Enthused by the results of working with the Civtech programme we moved onto two more challenges last year. One around developing a Volunteering app we think could form the basis of something which could be amended to provide better connectivity between our members which engage with volunteers to deliver projects at a local level and improve volunteer wellbeing. The second Challenge will help CAB advisers offer high quality advice to as many people as possible, by providing a solution that will help them to record case information more easily and allow them to draw upon the experience of other advisers, through the wealth of data held within the network’s case management system. Also, by improving personal data capture, CAS will be able to improve its ability to influence and campaign for change. 

This year we entered our third consecutive Civtech challenge process. We run a UK wide vulnerable energy consumer service and having an audience of clients where everyone is vulnerable makes prioritisation more difficult and missing things can have a huge impact for the consumer, cause serious harm or even be life threatening. Consumers who are vulnerable don’t always clearly and succinctly outline their concerns or feelings, which can make detection and identification of priority cases difficult under a load of information, some of it more relevant than others and the sheer volume can hide those in need of greatest help. We need a tool developed that allows us to quickly and reliably detect those consumers who have the most pressing needs which if undetected could have serious harm for consumer and also the colleague dealing with it. A successful product will help identify the consumer at most risk of harm, allowing targeted support to help those in need.

I also believe that automating elements of the horizon scanning and production processes for how we write our advice site content would deliver significant benefits for advice content writing and publication and we are working to apply AI to this process with partners. From the viewpoint that automated initial stages of production, would allow experts to focus on quality assurance, user experience design and future systems development, to ensure CAS can keep pace with change in the medium to long term in web content.

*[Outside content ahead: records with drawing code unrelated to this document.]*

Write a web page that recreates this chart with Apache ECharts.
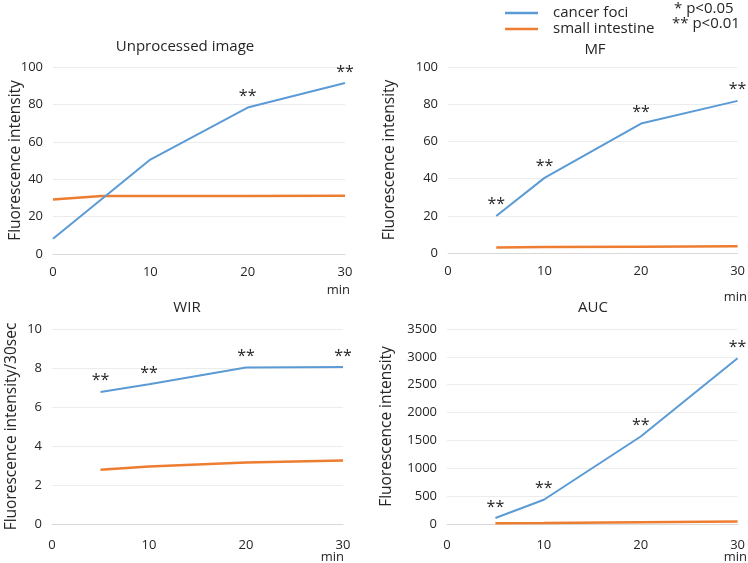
<!DOCTYPE html>
<html>
<head>
<meta charset="utf-8">
<script src="https://cdn.jsdelivr.net/npm/echarts@6/dist/echarts.min.js"></script>
<style>
  html, body { margin: 0; padding: 0; background: #fff; }
  #chart { width: 748px; height: 563px; }
</style>
</head>
<body>
<div id="chart"></div>
<script>
// data
const times = [5, 10, 20, 30]
const unprocCancerTimes = [0, 10, 20, 30]
const unprocCancer = [8.2, 50.5, 78.3, 91.4]
const unprocSig = ['', '', '**', '**']
const unprocIntestineTimes = [0, 5, 10, 20, 30]
const unprocIntestine = [29.2, 31.0, 31.0, 31.0, 31.2]

const mfCancer = [19.9, 40.4, 69.6, 81.8]
const mfIntestine = [3.0, 3.2, 3.4, 3.6]
const mfSig = ['**', '**', '**', '**']

const wirCancer = [6.77, 7.17, 8.02, 8.05]
const wirIntestine = [2.78, 2.95, 3.15, 3.26]
const wirSig = ['**', '**', '**', '**']

const aucCancer = [107, 435, 1570, 2975]
const aucIntestine = [15, 20, 32, 47]
const aucSig = ['**', '**', '**', '**']

const titles = ['Unprocessed image', 'MF', 'WIR', 'AUC']
const yNames = ['Fluorescence intensity', 'Fluorescence intensity', 'Fluorescence intensity/30sec', 'Fluorescence intensity']
const yMax = [100, 100, 10, 3500]
const yStep = [20, 20, 2, 500]

const FONT = '"Open Sans", "Noto Sans", sans-serif'
const TXT = '#262626'
const BLUE = '#5B9BD5'
const ORANGE = '#ED7D31'

const pairs = (xs, ys) => xs.map((x, i) => [x, ys[i]])

const grids = [
    { left: 53, right: 403, top: 67, bottom: 309 },
    { left: 448, right: 9, top: 67, bottom: 310 },
    { left: 52, right: 405, top: 329, bottom: 39 },
    { left: 447, right: 9, top: 329, bottom: 39 }
]
const nameGaps = [29, 50, 32, 52]
const labelMargins = [12, 12, 15, 15]

const xAxes = grids.map((g, i) => ({
    type: 'value', gridIndex: i, min: 0, max: 30, interval: 10,
    axisLine: { show: true, lineStyle: { color: '#D9D9D9' } },
    axisTick: { show: false },
    splitLine: { show: false },
    axisLabel: { color: TXT, fontFamily: FONT, fontSize: 13, margin: labelMargins[i] }
}))

const yAxes = grids.map((g, i) => ({
    type: 'value', gridIndex: i, min: 0, max: yMax[i], interval: yStep[i],
    name: yNames[i], nameLocation: 'middle', nameRotate: 90, nameGap: nameGaps[i],
    nameMoveOverlap: false,
    nameTextStyle: { color: TXT, fontFamily: FONT, fontSize: 15.5 },
    axisLine: { show: false },
    axisTick: { show: false },
    splitLine: { lineStyle: { color: '#ECECEC' } },
    axisLabel: { color: TXT, fontFamily: FONT, fontSize: 13, margin: 10, formatter: v => String(v) }
}))

const cancerSeries = (idx, data, sig) => ({
    name: 'cancer foci', type: 'line', xAxisIndex: idx, yAxisIndex: idx,
    data,
    symbol: 'circle', symbolSize: 0.1, showSymbol: true,
    lineStyle: { color: BLUE, width: 2 },
    itemStyle: { color: BLUE },
    label: {
        show: true, position: 'top', distance: 3,
        color: TXT, fontFamily: FONT, fontSize: 16,
        formatter: p => sig[p.dataIndex]
    },
    emphasis: { disabled: true },
    z: 3
})

const intestineSeries = (idx, data) => ({
    name: 'small intestine', type: 'line', xAxisIndex: idx, yAxisIndex: idx,
    data, showSymbol: false,
    lineStyle: { color: ORANGE, width: 2.5 },
    itemStyle: { color: ORANGE },
    emphasis: { disabled: true },
    z: 2
})

const series = [
    cancerSeries(0, pairs(unprocCancerTimes, unprocCancer), unprocSig),
    intestineSeries(0, pairs(unprocIntestineTimes, unprocIntestine)),
    cancerSeries(1, pairs(times, mfCancer), mfSig),
    intestineSeries(1, pairs(times, mfIntestine)),
    cancerSeries(2, pairs(times, wirCancer), wirSig),
    intestineSeries(2, pairs(times, wirIntestine)),
    cancerSeries(3, pairs(times, aucCancer), aucSig),
    intestineSeries(3, pairs(times, aucIntestine))
]

// panel titles, "min" units and the p-value key
const titlePos = [[185, 47], [595, 50], [187, 308], [593, 308]]
const minPos = [[350, 290, 'right'], [747, 297, 'right'], [344, 557, 'right'], [747, 557, 'right']]
const textEl = (x, y, text, size, align) => ({
    type: 'text', x, y,
    style: { text, fill: TXT, font: size + 'px ' + FONT, align: align || 'center', verticalAlign: 'middle' }
})
const graphic = [
    ...titles.map((t, i) => textEl(titlePos[i][0], titlePos[i][1], t, 15)),
    ...minPos.map(p => textEl(p[0], p[1], 'min', 13, p[2])),
    textEl(674, 9, '* p<0.05', 15, 'left'),
    textEl(672, 24, '** p<0.01', 15, 'left')
]

const chart = echarts.init(document.getElementById('chart'))
chart.setOption({
    animation: false,
    grid: grids,
    xAxis: xAxes,
    yAxis: yAxes,
    legend: {
        data: ['cancer foci', 'small intestine'],
        orient: 'vertical', left: 500, top: 0,
        icon: 'rect', itemWidth: 33, itemHeight: 2.5, itemGap: 0,
        textStyle: { color: TXT, fontFamily: FONT, fontSize: 15, lineHeight: 16, padding: [0, 0, 0, 10] }
    },
    graphic,
    series
})
</script>
</body>
</html>
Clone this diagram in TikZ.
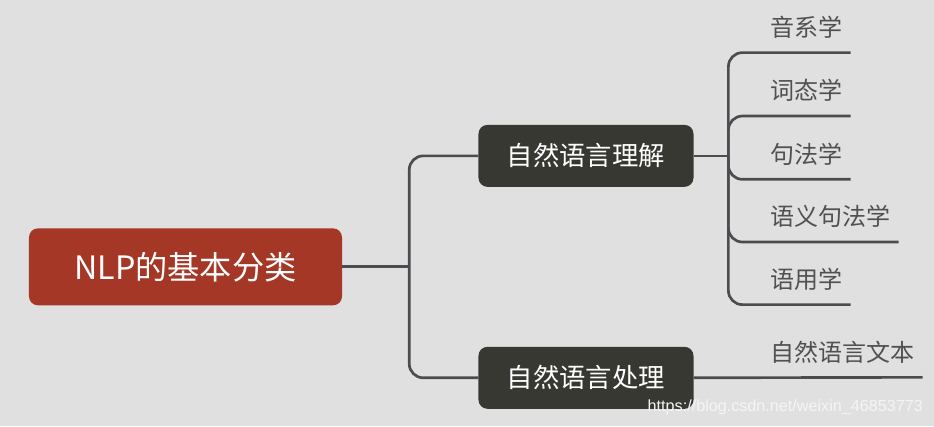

However, in the end the question remains how do we fuse the outcomes from our previous innovation projects into our core funding model? There isn’t the commercial cash to put in the meter once “innovation” stage is over, which means for charities its hard to keep progress it going long enough through the whole wiring of our service. This financial voltage is especially important for our sector where we could prevent/intervene early to disrupt and reduce detriment to citizens. We are a source of innovation as a sector, but my conclusion is that when it’s citizens and not shareholders you serve, it does make it harder to attract follow on funding after R&D and we need to change those models, as we can give wider commercial returns but charities need the funding to continue acting as an innovation test bed whilst investing their time in caring for citizens.